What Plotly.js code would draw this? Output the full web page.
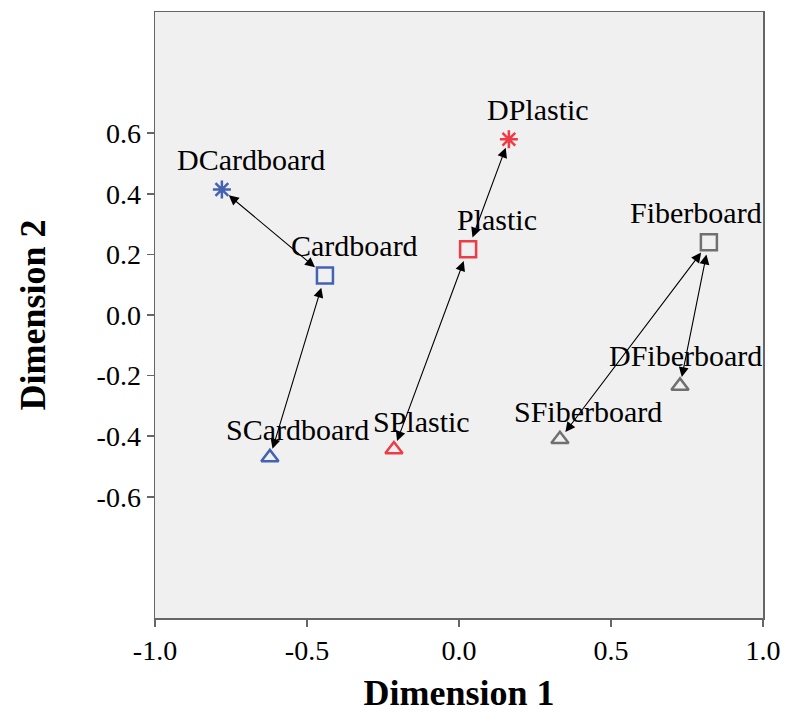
<!DOCTYPE html>
<html>
<head>
<meta charset="utf-8">
<script src="https://cdn.plot.ly/plotly-3.0.1.min.js"></script>
<style>html,body{margin:0;padding:0;background:#fff;}#chart{width:785px;height:713px;}</style>
</head>
<body>
<div id="chart"></div>
<script>
// Data
var labels = ["DCardboard", "Cardboard", "SCardboard", "DPlastic", "Plastic", "SPlastic", "Fiberboard", "DFiberboard", "SFiberboard"];
var dim1 = [-0.78, -0.441, -0.622, 0.164, 0.030, -0.214, 0.822, 0.727, 0.332];
var dim2 = [0.414, 0.130, -0.470, 0.580, 0.217, -0.444, 0.240, -0.234, -0.410];
var material = ["Cardboard", "Cardboard", "Cardboard", "Plastic", "Plastic", "Plastic", "Fiberboard", "Fiberboard", "Fiberboard"];
var kind = ["D", "base", "S", "D", "base", "S", "base", "S2", "S"];
var links = [[1, 0], [1, 2], [4, 3], [4, 5], [6, 8], [6, 7]];
var xTicks = [-1.0, -0.5, 0.0, 0.5, 1.0];
var yTicks = [-0.6, -0.4, -0.2, 0.0, 0.2, 0.4, 0.6];

// Styles
var colorOf = {"Cardboard": "#4362B3", "Plastic": "#EE3B46", "Fiberboard": "#707070"};
var symbolOf = {"D": "asterisk-open", "base": "square-open", "S": "triangle-up-open", "S2": "triangle-up-open"};
var sizeOf = {"D": 15, "base": 16, "S": 15, "S2": 15};
var labelShift = [[29, 30], [30, 30], [28, 28], [29, 30], [29, 30], [28, 28], [-13, 30], [5, 30], [28, 28]];
var standoffOf = {"D": 9, "base": 11, "S": 9, "S2": 9};
var serif = "Liberation Serif, Times New Roman, serif";

var traces = [];
for (var i = 0; i < labels.length; i++) {
  traces.push({
    type: "scatter", mode: "markers",
    x: [dim1[i]], y: [dim2[i]], name: labels[i],
    marker: {symbol: symbolOf[kind[i]], size: sizeOf[kind[i]], color: colorOf[material[i]],
             line: {color: colorOf[material[i]], width: 2.5}},
    hoverinfo: "name"
  });
}

var annotations = [];
links.forEach(function (p) {
  var a = p[0], b = p[1];
  annotations.push({
    x: dim1[b], y: dim2[b], ax: dim1[a], ay: dim2[a],
    xref: "x", yref: "y", axref: "x", ayref: "y",
    showarrow: true, arrowside: "end+start", arrowhead: 2, startarrowhead: 2,
    arrowsize: 1.8, startarrowsize: 1.8, arrowwidth: 1.1, arrowcolor: "#000",
    standoff: standoffOf[kind[b]], startstandoff: standoffOf[kind[a]], text: ""
  });
});
for (var j = 0; j < labels.length; j++) {
  annotations.push({
    x: dim1[j], y: dim2[j], xref: "x", yref: "y", text: labels[j], showarrow: false,
    xshift: labelShift[j][0], yshift: labelShift[j][1],
    font: {family: serif, size: 30, color: "#000"}
  });
}

var axisFont = {family: serif, size: 28, color: "#000"};
var layout = {
  width: 785, height: 713,
  margin: {l: 155, r: 22, t: 12, b: 95},
  paper_bgcolor: "#ffffff", plot_bgcolor: "#F0F0F0",
  showlegend: false,
  xaxis: {
    range: [-1, 1], tickvals: xTicks, ticktext: xTicks.map(function (v) { return v.toFixed(1); }),
    showgrid: false, zeroline: false, showline: true, mirror: true, linecolor: "#666", linewidth: 1.5,
    ticks: "outside", ticklen: 7, tickcolor: "#666", tickwidth: 1.5, tickfont: axisFont,
    title: {text: "Dimension 1", standoff: 18, font: {family: serif, size: 36, color: "#000", weight: "bold"}}
  },
  yaxis: {
    range: [-1, 1], tickvals: yTicks, ticktext: yTicks.map(function (v) { return v.toFixed(1); }),
    showgrid: false, zeroline: false, showline: true, mirror: true, linecolor: "#666", linewidth: 1.5,
    ticks: "outside", ticklen: 7, tickcolor: "#666", tickwidth: 1.5, tickfont: axisFont,
    title: {text: "Dimension 2", standoff: 40, font: {family: serif, size: 36, color: "#000", weight: "bold"}}
  },
  annotations: annotations
};

Plotly.newPlot("chart", traces, layout, {displayModeBar: false, staticPlot: true});
</script>
</body>
</html>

PROBLEM REQUIREMENTS »
Repeat the data above exactly, but not the pictures.

RESPONSE FOR THIS EXERCISE »
What Plotly.js code would draw this? Output the full web page.
<!DOCTYPE html>
<html>
<head>
<meta charset="utf-8">
<script src="https://cdn.plot.ly/plotly-3.0.1.min.js"></script>
<style>html,body{margin:0;padding:0;background:#fff;}#chart{width:785px;height:713px;}</style>
</head>
<body>
<div id="chart"></div>
<script>
// Data
var labels = ["DCardboard", "Cardboard", "SCardboard", "DPlastic", "Plastic", "SPlastic", "Fiberboard", "DFiberboard", "SFiberboard"];
var dim1 = [-0.78, -0.441, -0.622, 0.164, 0.030, -0.214, 0.822, 0.727, 0.332];
var dim2 = [0.414, 0.130, -0.470, 0.580, 0.217, -0.444, 0.240, -0.234, -0.410];
var material = ["Cardboard", "Cardboard", "Cardboard", "Plastic", "Plastic", "Plastic", "Fiberboard", "Fiberboard", "Fiberboard"];
var kind = ["D", "base", "S", "D", "base", "S", "base", "S2", "S"];
var links = [[1, 0], [1, 2], [4, 3], [4, 5], [6, 8], [6, 7]];
var xTicks = [-1.0, -0.5, 0.0, 0.5, 1.0];
var yTicks = [-0.6, -0.4, -0.2, 0.0, 0.2, 0.4, 0.6];

// Styles
var colorOf = {"Cardboard": "#4362B3", "Plastic": "#EE3B46", "Fiberboard": "#707070"};
var symbolOf = {"D": "asterisk-open", "base": "square-open", "S": "triangle-up-open", "S2": "triangle-up-open"};
var sizeOf = {"D": 15, "base": 16, "S": 15, "S2": 15};
var labelShift = [[29, 30], [30, 30], [28, 28], [29, 30], [29, 30], [28, 28], [-13, 30], [5, 30], [28, 28]];
var standoffOf = {"D": 9, "base": 11, "S": 9, "S2": 9};
var serif = "Liberation Serif, Times New Roman, serif";

var traces = [];
for (var i = 0; i < labels.length; i++) {
  traces.push({
    type: "scatter", mode: "markers",
    x: [dim1[i]], y: [dim2[i]], name: labels[i],
    marker: {symbol: symbolOf[kind[i]], size: sizeOf[kind[i]], color: colorOf[material[i]],
             line: {color: colorOf[material[i]], width: 2.5}},
    hoverinfo: "name"
  });
}

var annotations = [];
links.forEach(function (p) {
  var a = p[0], b = p[1];
  annotations.push({
    x: dim1[b], y: dim2[b], ax: dim1[a], ay: dim2[a],
    xref: "x", yref: "y", axref: "x", ayref: "y",
    showarrow: true, arrowside: "end+start", arrowhead: 2, startarrowhead: 2,
    arrowsize: 1.8, startarrowsize: 1.8, arrowwidth: 1.1, arrowcolor: "#000",
    standoff: standoffOf[kind[b]], startstandoff: standoffOf[kind[a]], text: ""
  });
});
for (var j = 0; j < labels.length; j++) {
  annotations.push({
    x: dim1[j], y: dim2[j], xref: "x", yref: "y", text: labels[j], showarrow: false,
    xshift: labelShift[j][0], yshift: labelShift[j][1],
    font: {family: serif, size: 30, color: "#000"}
  });
}

var axisFont = {family: serif, size: 28, color: "#000"};
var layout = {
  width: 785, height: 713,
  margin: {l: 155, r: 22, t: 12, b: 95},
  paper_bgcolor: "#ffffff", plot_bgcolor: "#F0F0F0",
  showlegend: false,
  xaxis: {
    range: [-1, 1], tickvals: xTicks, ticktext: xTicks.map(function (v) { return v.toFixed(1); }),
    showgrid: false, zeroline: false, showline: true, mirror: true, linecolor: "#666", linewidth: 1.5,
    ticks: "outside", ticklen: 7, tickcolor: "#666", tickwidth: 1.5, tickfont: axisFont,
    title: {text: "Dimension 1", standoff: 18, font: {family: serif, size: 36, color: "#000", weight: "bold"}}
  },
  yaxis: {
    range: [-1, 1], tickvals: yTicks, ticktext: yTicks.map(function (v) { return v.toFixed(1); }),
    showgrid: false, zeroline: false, showline: true, mirror: true, linecolor: "#666", linewidth: 1.5,
    ticks: "outside", ticklen: 7, tickcolor: "#666", tickwidth: 1.5, tickfont: axisFont,
    title: {text: "Dimension 2", standoff: 40, font: {family: serif, size: 36, color: "#000", weight: "bold"}}
  },
  annotations: annotations
};

Plotly.newPlot("chart", traces, layout, {displayModeBar: false, staticPlot: true});
</script>
</body>
</html>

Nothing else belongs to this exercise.